In Brannon v. Ribicoff, D.C., 200 F. Supp. 697 (1961) we read that:

“The mere fact that the services in operating the apartments had been performed by plaintiff and his wife without compensation prior to incorporation would not prevent payment for those services subsequent to incorporation.”
Also:
“It is well settled that there is nothing improper or questionable about a person entering bona-fide employment for the express purpose of acquiring a wage record which will enable him to qualify for old-age insurance benefits. * * *

And lastly, in MacPherson v. Ewing, Federal Security Administrator (N.D. California, S.D.1952) 107 F.Supp. 666, the Administrator found the wages to have been what he designated as “generosity pay”, but the Court considered the administrative decision in law to be arbitrary and capricious and reversed it stating:

Whatever may have been the motives of the employer, whether prompted by generosity or selfishness, they are immaterial in determining the nature of the payments. The record, without dispute, shows that the relation of employer and employee existed. To permit the Administrator to rest decision upon the motives of the employer or upon the effectiveness or adequacy of the employee’s services or labor, absent any element of fraud or deceit, would be to entrust to him a power far beyond that statutorily conferred upon him.

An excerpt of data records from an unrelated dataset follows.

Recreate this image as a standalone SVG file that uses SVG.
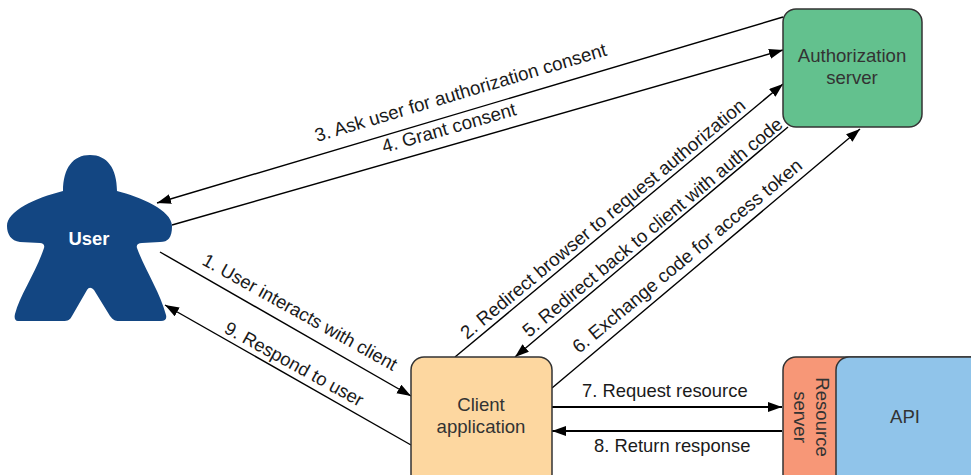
<svg xmlns="http://www.w3.org/2000/svg" width="971" height="475" viewBox="0 0 971 475">
<style>
text{font-family:"Liberation Sans",Arial,sans-serif;font-size:18.4px;fill:#1a1a1a}
.w{font-size:18.75px}
.n{font-size:18.6px;fill:#333;text-anchor:middle}
.box{stroke:#333;stroke-width:1.5}
.c{fill:none;stroke:#000;stroke-width:1.4}
.t{fill:none;stroke:#000;stroke-width:2.2}
</style>
<defs>
<marker id="a" markerUnits="userSpaceOnUse" markerWidth="16" markerHeight="12" refX="14" refY="5" orient="auto"><path d="M0 0L14 5L0 10Z" fill="#000"/></marker>
</defs>
<g id="connectors">
<path class="c" marker-end="url(#a)" d="M783 17L157 203"/>
<path class="c" marker-end="url(#a)" d="M172 225L783 50"/>
<path class="c" marker-end="url(#a)" d="M160 252L411 396"/>
<path class="c" marker-end="url(#a)" d="M411 445L165 305"/>
<path class="c" marker-end="url(#a)" d="M455 357L783 84"/>
<path class="c" marker-end="url(#a)" d="M788 127L515 357"/>
<path class="c" marker-end="url(#a)" d="M552 388L860 129"/>
<path class="t" marker-end="url(#a)" d="M552 407L782 407"/>
<path class="t" marker-end="url(#a)" d="M782 431L552 431"/>
</g>
<g id="labels">
<text class="w" transform="translate(317 142) rotate(-16.6)">3. Ask user for authorization consent</text>
<text class="w" transform="translate(384 153) rotate(-16)">4. Grant consent</text>
<text transform="translate(201 264) rotate(29.2)">1. User interacts with client</text>
<text transform="translate(223 332) rotate(28.8)">9. Respond to user</text>
<text class="w" transform="translate(467 340) rotate(-39.7)">2. Redirect browser to request authorization</text>
<text class="w" transform="translate(529 338) rotate(-39.7)">5. Redirect back to client with auth code</text>
<text class="w" transform="translate(579 354) rotate(-39.7)">6. Exchange code for access token</text>
<text x="582" y="397">7. Request resource</text>
<text x="594" y="452">8. Return response</text>
</g>
<g id="user">
<path fill="#134682" d="M63 191C63 168 73 155 90 155C107 155 117 168 117 191C140 197 172 210 172 226C172 238 168 242 160 242L142 243C138 243 136 245 137 248C145 270 160 292 166 315C167 319 165 321 161 321L119 321C115 321 113 320 110 316L94 290C91 287 89 287 87 290L72 316C70 320 68 321 63 321L18 321C15 321 14 318 15 314C20 295 36 272 44 248C45 245 43 243 40 243L20 242C11 241 7 234 7 226C7 211 35 198 63 191Z"/>
<text x="89" y="245" text-anchor="middle" style="font-weight:bold;font-size:18.4px;fill:#fff">User</text>
</g>
<g id="authorization-server">
<rect class="box" x="783" y="9" width="139" height="118" rx="13" fill="#63c18e"/>
<text class="n"><tspan x="852" y="62">Authorization</tspan><tspan x="852" y="84">server</tspan></text>
</g>
<g id="client-application">
<rect class="box" x="411" y="357" width="141" height="130" rx="13" fill="#fdd7a0"/>
<text class="n"><tspan x="481" y="411">Client</tspan><tspan x="481" y="433">application</tspan></text>
</g>
<g id="resource-server">
<rect class="box" x="783" y="357" width="200" height="130" rx="13" fill="#f79777"/>
<text class="n" transform="translate(816 417) rotate(90)"><tspan x="0" y="0">Resource</tspan><tspan x="0" y="22">server</tspan></text>
</g>
<g id="api">
<rect class="box" x="836" y="357" width="150" height="130" rx="13" fill="#90c4ea"/>
<text class="n" x="905" y="423">API</text>
</g>
</svg>
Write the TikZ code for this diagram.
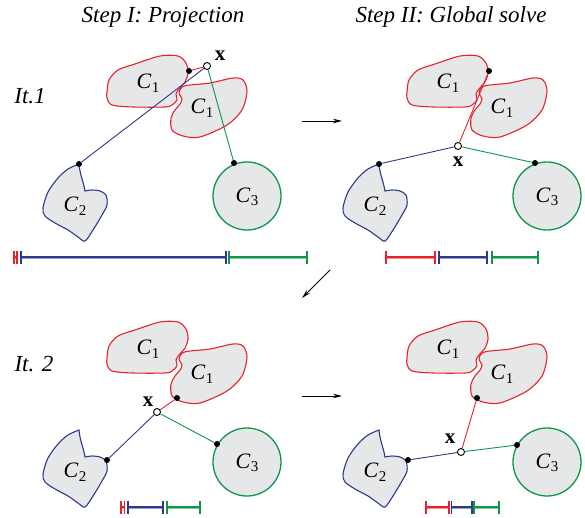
\documentclass[tikz,border=0pt]{standalone}
\usepackage{fontspec}
\setmainfont{Liberation Serif}
\usetikzlibrary{arrows.meta}
\definecolor{cred}{RGB}{232,34,44}
\definecolor{cblue}{RGB}{46,56,140}
\definecolor{cgreen}{RGB}{14,150,72}
\definecolor{cfill}{RGB}{230,231,233}
\tikzset{
  blobred/.style={draw=cred, fill=cfill, line width=1.1pt},
  blobblue/.style={draw=cblue, fill=cfill, line width=1.1pt},
  blobgreen/.style={draw=cgreen, fill=cfill, line width=1.3pt},
  dotn/.style={circle, fill=black, inner sep=0pt, minimum size=6pt},
  xpt/.style={circle, draw=black, fill=white, inner sep=0pt, minimum size=7pt, line width=0.9pt},
  conn/.style={line width=0.9pt},
  clab/.style={font=\fontsize{22}{24}\selectfont, inner sep=0pt},
  xlab/.style={font=\fontsize{21}{22}\selectfont\bfseries, inner sep=0pt},
  ttl/.style={font=\fontsize{23}{25}\selectfont\itshape, inner sep=0pt, anchor=base},
  stepar/.style={-{Stealth[length=9pt,width=4.5pt]}, line width=0.9pt},
}
\newcommand\Clab[1]{\textit{C}\kern0.3pt\raisebox{-0.35ex}{\fontsize{15}{15}\selectfont #1}}
\newcommand\seg[4]{%
  \draw[#1!50, line width=3pt] (#2,#4) -- (#3,#4);
  \draw[#1, line width=1.3pt] (#2,#4) -- (#3,#4);
  \draw[#1, line width=1.8pt] (#2,#4-6.5) -- (#2,#4+6.5) (#3,#4-6.5) -- (#3,#4+6.5);}
\newcommand\blobset[1]{%
  \path[blobred] plot[smooth cycle] coordinates {(107,92) (109,80) (118,70) (135,64) (160,56) (178,56) (186,63) (188,73) (185,82) (179,89) (176,94) (177,100) (172,105) (165,107) (133,107) (112,105) (107,98)};
  \path[blobred] plot[smooth cycle] coordinates {(182,87) (179,93) (182,99) (180,104) (175,110) (171,118) (172,130) (183,136) (200,137) (227,125) (242,110) (247,91) (243,80) (233,78) (210,83) (190,85)};
  \path[blobblue] (79,164) to[out=-85,in=100] (85,191) -- plot[smooth] coordinates {(85,191) (92,190) (100,191) (106,195) (107,205) (102,215) (93,230) (85,241) (78,237) (68,230) (55,223) (45,216) (43,208) (48,192) (58,178) (68,169) (79,164)} -- cycle;
  \path[blobgreen] (247,196) circle[radius=34];
  \node[clab] (ca#1) at (148,83) {\Clab{1}};
  \node[clab] (cb#1) at (202,108) {\Clab{1}};
  \node[clab] (cc#1) at (75,206) {\Clab{2}};
  \node[clab] (cd#1) at (247,197) {\Clab{3}};
}
\begin{document}
\begin{tikzpicture}[x=1pt,y=-1pt]
\useasboundingbox (0,0) rectangle (585,518);
% titles
\node[ttl] (t1) at (163,23) {Step I: Projection};
\node[ttl] (t2) at (451,23) {Step II: Global solve};
\node[ttl] (it1) at (30,104) {It.1};
\node[ttl] (it2) at (34,371) {It. 2};
% panels
\blobset{p}
\begin{scope}[shift={(300,0)}]\blobset{q}\end{scope}
\begin{scope}[shift={(0,266)}]\blobset{r}\end{scope}
\begin{scope}[shift={(300,266)}]\blobset{s}\end{scope}
% panel 1
\node[xpt] (x1) at (207,66) {};
\node[dotn] (r1) at (189,71) {};
\node[dotn] (b1) at (79,164) {};
\node[dotn] (g1) at (234,163) {};
\draw[conn,cred] (x1) -- (r1);
\draw[conn,cblue] (x1) -- (b1);
\draw[conn,cgreen] (x1) -- (g1);
\node[xlab] (xl1) at (220,56) {x};
% panel 2
\node[xpt] (x2) at (458,146) {};
\node[dotn] (r2) at (489,71) {};
\node[dotn] (b2) at (379,164) {};
\node[dotn] (g2) at (535,163) {};
\draw[conn,cred] (x2) -- (r2);
\draw[conn,cblue] (x2) -- (b2);
\draw[conn,cgreen] (x2) -- (g2);
\node[xlab] (xl2) at (458,162) {x};
% panel 3
\node[xpt] (x3) at (157,412) {};
\node[dotn] (r3) at (177,398) {};
\node[dotn] (b3) at (107,460) {};
\node[dotn] (g3) at (217,444) {};
\draw[conn,cred] (x3) -- (r3);
\draw[conn,cblue] (x3) -- (b3);
\draw[conn,cgreen] (x3) -- (g3);
\node[xlab] (xl3) at (148,402) {x};
% panel 4
\node[xpt] (x4) at (461,452) {};
\node[dotn] (r4) at (477,398) {};
\node[dotn] (b4) at (408,460) {};
\node[dotn] (g4) at (517,445) {};
\draw[conn,cred] (x4) -- (r4);
\draw[conn,cblue] (x4) -- (b4);
\draw[conn,cgreen] (x4) -- (g4);
\node[xlab] (xl4) at (450,439) {x};
% bars
\seg{cred}{14}{17}{257}\seg{cblue}{21}{226}{257}\seg{cgreen}{229}{307}{257}
\seg{cred}{386}{435}{257}\seg{cblue}{439}{487}{257}\seg{cgreen}{492}{538}{257}
\seg{cred}{121}{124.5}{507}\seg{cblue}{128}{163}{507}\seg{cgreen}{167}{200}{507}
\seg{cred}{426}{449}{507}\seg{cblue}{451.5}{472}{507}\seg{cgreen}{474}{499}{507}
% arrows
\coordinate (a1s) at (302,121); \coordinate (a1e) at (342,121);
\coordinate (a2s) at (330,270); \coordinate (a2e) at (302,298);
\coordinate (a3s) at (302,396); \coordinate (a3e) at (342,396);
\draw[stepar] (a1s) -- (a1e);
\draw[stepar] (a2s) -- (a2e);
\draw[stepar] (a3s) -- (a3e);
\end{tikzpicture}
\end{document}
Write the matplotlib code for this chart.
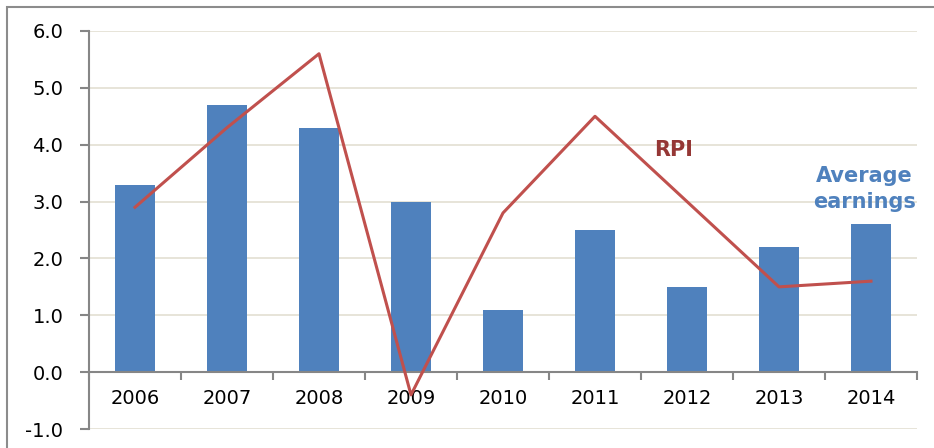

In this case we have made a searching and careful examination and study of the pleadings and the record submitted, and find no substantial evidence to support the Administrative decision. Therefore, defendant’s motion for summary judgment must be and hereby is denied and the final decision of the Secretary of Health, Education and Welfare of July 17, 1967 which holds that the plaintiff is not entitled to old-age social security benefits on the basis of her application filed on July 16, 1965 must be and hereby is reversed.